Future Classics: How Hedi Slimane Called on Celine’s 1970s House Codes

Celine, 1978

Last night saw Hedi Slimane cleverly riff on the bourgeois dress codes of Celine circa the 1970s and early 1980s. Here’s how

Hedi Slimane’s sophomore collection for Celine, held in Paris yesterday evening, marked a definitive about turn: though there was plenty to suggest it had been in the fashion auteur’s plans all along. Gone was the dishevelled after-dark glamour of season one – itself reflecting the look he pioneered during his tenure at Saint Laurent – replaced with a riff on the demure dress codes of the 1970s and 80s Parisian bourgeois epitomised by Celine of the era, albeit in his own defiant style.

Here, we look at Celine campaigns of the 1970s – and the house codes that Slimane drew on for his Autumn/Winter 2019 collection.

1. The Horsebit

The classic: Upper-class Saint Germain dressing required the requisite horsebit hardware – whether across politely heeled leather loafers, as a skirt fastening or in lieu of a belt buckle, little says ‘bourgeois’ quite like a nod to leisure-time equestrianism. 1970s Celine used the horsebit in abundance: it even inspired the house’s chain motif, which adorned silk skirts, scarves and all manner of accessories.

The new: Horsebit hardware appeared throughout Slimane’s collection: from first look to (second) last. Primarily, it appeared as the fastening for slim, waist-cinching leather belts; but also appeared on pockets, skirts and as the clasp on handbags. Like the Celine of old, it took print form, too, decorating ruffle-yoke dresses and silk scarves, worn tied around the neck – a motif sure to be just about everywhere come September.

2. The Culottes

The classic: The culotte too has equestrian roots: first worn by women at the turn of the 20th century, they gained popularity for their ability to let a woman ride astride a horse while maintaining her modesty. The 1970s and 80s saw the style return to the Parisian runways, favoured for the fact that they appeared as a skirt – Celine’s were pleated in such a manner you could hardly tell – yet allowed for complete freedom of movement, as with a trouser. 

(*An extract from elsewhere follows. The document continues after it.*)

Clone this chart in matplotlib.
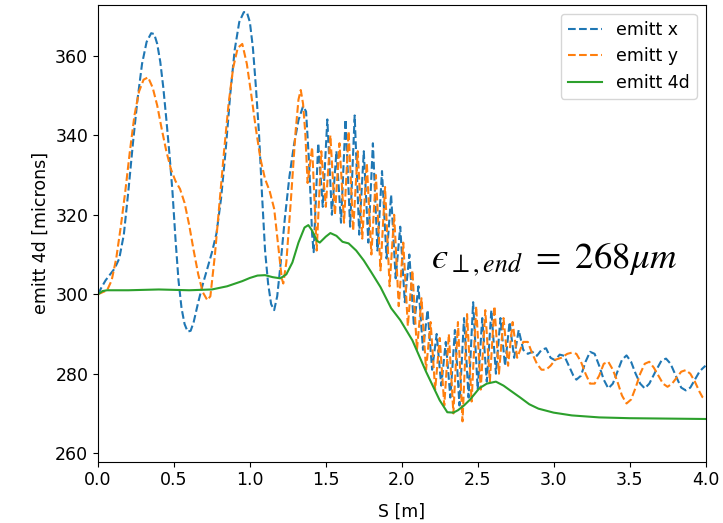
import matplotlib
matplotlib.use("Agg")
import matplotlib.pyplot as plt

plt.rcParams['mathtext.fontset'] = 'stix'

# ---- data ----
s_x = [0.00, 0.02, 0.05, 0.08, 0.11, 0.14, 0.17, 0.20, 0.23, 0.26, 0.29, 0.32, 0.35, 0.37,
       0.39, 0.41, 0.43, 0.45, 0.47, 0.49, 0.51, 0.53, 0.55, 0.57, 0.59, 0.61, 0.63, 0.66,
       0.69, 0.72, 0.75, 0.78, 0.81, 0.84, 0.87, 0.90, 0.93, 0.96, 0.98, 1.00, 1.02, 1.04,
       1.06, 1.08, 1.10, 1.12, 1.14, 1.16, 1.18, 1.20, 1.23, 1.26, 1.29, 1.32, 1.35, 1.37,
       1.39, 1.41, 1.42,
       1.45, 1.48, 1.51, 1.54, 1.57, 1.60, 1.63, 1.66, 1.69, 1.72, 1.75, 1.78, 1.81, 1.84,
       1.87, 1.90, 1.93, 1.96, 1.99, 2.02, 2.05, 2.08, 2.11, 2.14, 2.17, 2.20, 2.23, 2.26,
       2.29, 2.32, 2.35, 2.38, 2.41, 2.44, 2.47, 2.50, 2.53, 2.56, 2.59, 2.62, 2.65, 2.68,
       2.71, 2.74, 2.77,
       2.80, 2.83, 2.86, 2.89, 2.92, 2.95, 2.98, 3.01, 3.04, 3.07, 3.10, 3.13, 3.15, 3.18,
       3.21, 3.24, 3.27, 3.30, 3.33, 3.36, 3.39, 3.42, 3.45, 3.48, 3.51, 3.54, 3.57, 3.60,
       3.63, 3.67, 3.71, 3.74, 3.77, 3.81, 3.84, 3.87, 3.90, 3.93, 3.96, 3.98, 4.00]
emitt_x = [300.0, 301.5, 303.5, 305.0, 306.5, 309.0, 315.0, 326.0, 338.0, 349.0, 358.0, 363.5, 365.7, 365.5,
           363.0, 358.5, 352.0, 344.0, 335.5, 326.0, 314.0, 303.5, 296.5, 292.5, 290.6, 290.8, 293.0, 298.0,
           302.5, 306.5, 310.5, 315.3, 324.0, 336.0, 350.0, 361.5, 368.5, 371.0, 371.0, 368.5, 362.0, 352.0,
           340.5, 325.0, 311.0, 302.7, 297.5, 296.0, 299.5, 306.8, 319.0, 329.5, 337.5, 343.8, 347.3, 346.0,
           333.0, 315.0, 310.6,
           338, 322, 344, 320, 336, 318, 344, 317, 345, 315, 336, 313, 338, 311,
           331, 309, 325, 304, 317, 298, 310, 292, 302, 286, 296, 281, 290, 277,
           288, 274, 291, 272, 294, 274, 298, 276, 294, 278, 296, 280, 294, 282,
           293, 284, 291,
           286.0, 285.0, 285.5, 284.5, 286.0, 286.4, 284.0, 283.4, 284.8, 284.5, 282.0, 279.5, 278.5, 279.5,
           283.0, 285.5, 285.0, 282.0, 278.5, 276.3, 277.5, 280.5, 283.5, 284.6, 283.0, 280.0, 277.5, 276.3,
           277.5, 280.5, 283.3, 283.8, 282.5, 279.0, 276.5, 275.8, 276.5, 278.5, 280.5, 281.3, 282.0]

s_y = [0.00, 0.03, 0.06, 0.09, 0.12, 0.15, 0.18, 0.21, 0.24, 0.27, 0.30, 0.33, 0.36, 0.39,
       0.42, 0.45, 0.48, 0.51, 0.54, 0.57, 0.60, 0.63, 0.66, 0.69, 0.72, 0.74, 0.77, 0.80,
       0.83, 0.86, 0.89, 0.92, 0.95, 0.98, 1.01, 1.04, 1.07, 1.10, 1.13, 1.16, 1.19, 1.21,
       1.22, 1.24, 1.27, 1.30, 1.32, 1.335, 1.35, 1.365, 1.38,
       1.41, 1.44, 1.47, 1.50, 1.53, 1.56, 1.59, 1.62, 1.65, 1.68, 1.71, 1.74, 1.77, 1.80,
       1.83, 1.86, 1.89, 1.92, 1.95, 1.98, 2.01, 2.04, 2.07, 2.10, 2.13, 2.16, 2.19, 2.22,
       2.25, 2.28, 2.31, 2.34, 2.37, 2.40, 2.43, 2.46, 2.49, 2.52, 2.55, 2.58, 2.61, 2.64,
       2.67, 2.70, 2.73, 2.76,
       2.80, 2.83, 2.86, 2.89, 2.92, 2.95, 2.98, 3.01, 3.05, 3.09, 3.12, 3.15, 3.18, 3.21,
       3.24, 3.27, 3.30, 3.33, 3.36, 3.39, 3.42, 3.45, 3.48, 3.51, 3.54, 3.57, 3.60, 3.63,
       3.66, 3.69, 3.72, 3.75, 3.78, 3.81, 3.84, 3.87, 3.90, 3.93, 3.96, 3.98, 4.00]
emitt_y = [300.0, 300.5, 301.0, 303.5, 309.0, 317.0, 326.0, 336.0, 345.0, 351.0, 354.0, 354.6, 352.0, 347.5,
           341.5, 336.0, 331.5, 328.5, 326.5, 323.0, 317.5, 311.0, 305.0, 300.5, 298.5, 299.5, 310.0, 323.0,
           336.0, 348.0, 357.0, 362.0, 363.0, 358.0, 350.0, 341.5, 334.0, 329.0, 326.0, 321.5, 311.0, 304.0,
           302.7, 308.0, 323.7, 340.5, 349.0, 351.4, 348.0, 340.5, 328.0,
           337, 311, 336, 322, 340, 320, 338, 318, 341, 316, 336, 314, 333, 310,
           330, 306, 327, 302, 320, 297, 313, 292, 306, 286, 299, 281, 293, 276,
           289, 272, 290, 270, 293, 268, 295, 273, 297, 276, 296, 278, 297, 280,
           294, 282, 293, 284,
           288.0, 288.0, 285.0, 282.5, 281.0, 281.0, 282.0, 283.5, 284.0, 285.0, 285.3, 285.0, 283.0, 280.0,
           277.5, 277.5, 279.5, 282.5, 283.0, 281.0, 278.0, 274.5, 272.5, 273.5, 276.5, 280.0, 282.5, 283.0,
           281.5, 279.5, 277.5, 276.7, 277.5, 279.0, 280.5, 280.9, 280.0, 278.0, 275.5, 274.1, 273.5]

s_4d = [0.00, 0.03, 0.06, 0.20, 0.40, 0.60, 0.75, 0.85, 0.95, 1.00, 1.05, 1.10, 1.15, 1.20,
        1.24, 1.28, 1.32, 1.36, 1.385, 1.41, 1.44, 1.46, 1.50, 1.53, 1.57, 1.61, 1.65, 1.70,
        1.75, 1.80, 1.86, 1.93, 1.99, 2.07, 2.16, 2.25, 2.30, 2.34, 2.37, 2.41, 2.45, 2.51,
        2.56, 2.62, 2.67, 2.71, 2.78, 2.84, 2.90, 3.00, 3.12, 3.30, 3.50, 3.75, 4.00]
emitt_4d = [300.0, 300.8, 301.0, 301.0, 301.2, 301.0, 301.2, 302.0, 303.3, 304.1, 304.7, 304.8, 304.3, 304.0,
            305.0, 308.0, 313.0, 316.8, 317.4, 316.0, 313.5, 313.0, 314.5, 315.4, 314.7, 313.2, 312.8, 311.0,
            308.5, 305.5, 301.8, 296.5, 293.5, 288.4, 280.5, 273.3, 270.3, 270.2, 270.8, 272.0, 273.5, 276.3,
            277.5, 278.0, 277.0, 275.9, 274.0, 272.3, 271.2, 270.2, 269.5, 269.0, 268.8, 268.7, 268.6]

labels = ["emitt x", "emitt y", "emitt 4d"]
annotation = "$\u03f5_{\\perp,end}\\ =\\ 268\\mu m$"

# ---- figure ----
fig = plt.figure(figsize=(7.23, 5.23), dpi=100)
ax = fig.add_axes([98 / 723, 1 - 461.5 / 523, (705.5 - 98) / 723, (461.5 - 5) / 523])

ax.plot(s_x, emitt_x, '--', color='#1f77b4', lw=1.5, label=labels[0])
ax.plot(s_y, emitt_y, '--', color='#ff7f0e', lw=1.5, label=labels[1])
ax.plot(s_4d, emitt_4d, '-', color='#2ca02c', lw=1.5, label=labels[2])

ax.set_xlim(0, 4.0)
ax.set_ylim(257.9, 372.8)
ax.set_xticks([0.0, 0.5, 1.0, 1.5, 2.0, 2.5, 3.0, 3.5, 4.0])
ax.set_yticks([260, 280, 300, 320, 340, 360])
ax.tick_params(labelsize=12.5)
ax.set_xlabel("S [m]", fontsize=12.5, labelpad=10)
ax.set_ylabel("emitt 4d [microns]", fontsize=12.5)
ax.legend(loc='upper right', fontsize=12.5)
ax.text(2.19, 306.6, annotation, fontsize=26.5, va='baseline', ha='left')

fig.savefig("out.png", dpi=100)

The new: Slimane’s culotte was surprisingly classic – high on the waist, knee-length and pleated, they seemed to directly reference those found in the Celine archive. That said, the new iteration included quietly subversive new fabrications: from faded stone-washed denim to buttery black or mustard leather (the latter making for an impossibly chic belted culotte-jumpsuit worn by Léa Julian).

3. The Handbags

The classic: The house of Celine was founded in 1945, by Céline Vipiana – bizarrely enough, as a made-to-measure children’s shoe company. In the 1960s, however, the brand made the move into women’s ready-to-wear, and in 1966, it launched a line of high-quality leather accessories produced in Florence, with belts, loafers, gloves and the American Sulky bag its focus. 

The new: Slimane had already given us a teaser of what was to come for his line of ‘new Celine’ accessories, via the Triomphe cross body bag in quilted leather, with the ‘C’ logo emblem forming its closure taken from the house’s archives. With the A/W19 season truly heralding in M. Slimane’s vision for the house, we expect consumer desire for these particular shoulder bags are going to increase manifold (to be worn replete with those thigh-high shearling boots, of course). 

4. The Silk Scarves

The classic: Whether on the streets of London’s Chelsea or the avenues of Paris’ seventh arrondissement, for a well-heeled lady of the late 1970s, a silk scarf – tied around head, neck or around the handle of one’s handbag – was a requisite accessory. Celine had plenty for such women, as evidenced by their campaigns of the era, where a silk scarf was rarely far from the shot, tied around the neck (or poking out of a pocket) in an insouciant Parisian manner. 

The new: Slimane was similarly enthusiastic about the accessory, tied around the neck in a bow (an echo of the neckline of the several pussybow blouses he also presented) in various styles of interlocking chain print. Those choosing to forego the silk scarf found plenty of décolletage-based interest elsewhere in the collection, whether the various ruffle-neck blouses or the entirely sequin-covered black polo-neck which closed the show with typical Slimane flourish. 

5. The Day Dresses

The classic: The original codes of Celine were all about practicality – Vapiana was a staunch advocate for creating clothes that women could live out equally fashionable and comfortable lives in. This revolved around skirts and vests in leather and suede, coloured denim, suiting, and fitted shirts. The day dress, a garment that could take you from the office in the day to the smoking terrace at after hours, was one of the key pieces developed by Celine, in silky, fluid silhouettes nipped in at the waist with a horsebit belt, or topped off with pussybow detailing.

The new: For Celine A/W19, Slimane gave us dresses of a similar ilk, this time printed with snakeskin, and abstract patterns in brown, canary yellow and burnt orange tones. Perhaps our favourite of all, however, was the sweeping black pleated dress with a gold stripe, worn by Lara Mullen, paired with a slick leather over-the-knee boot. Très, très bien.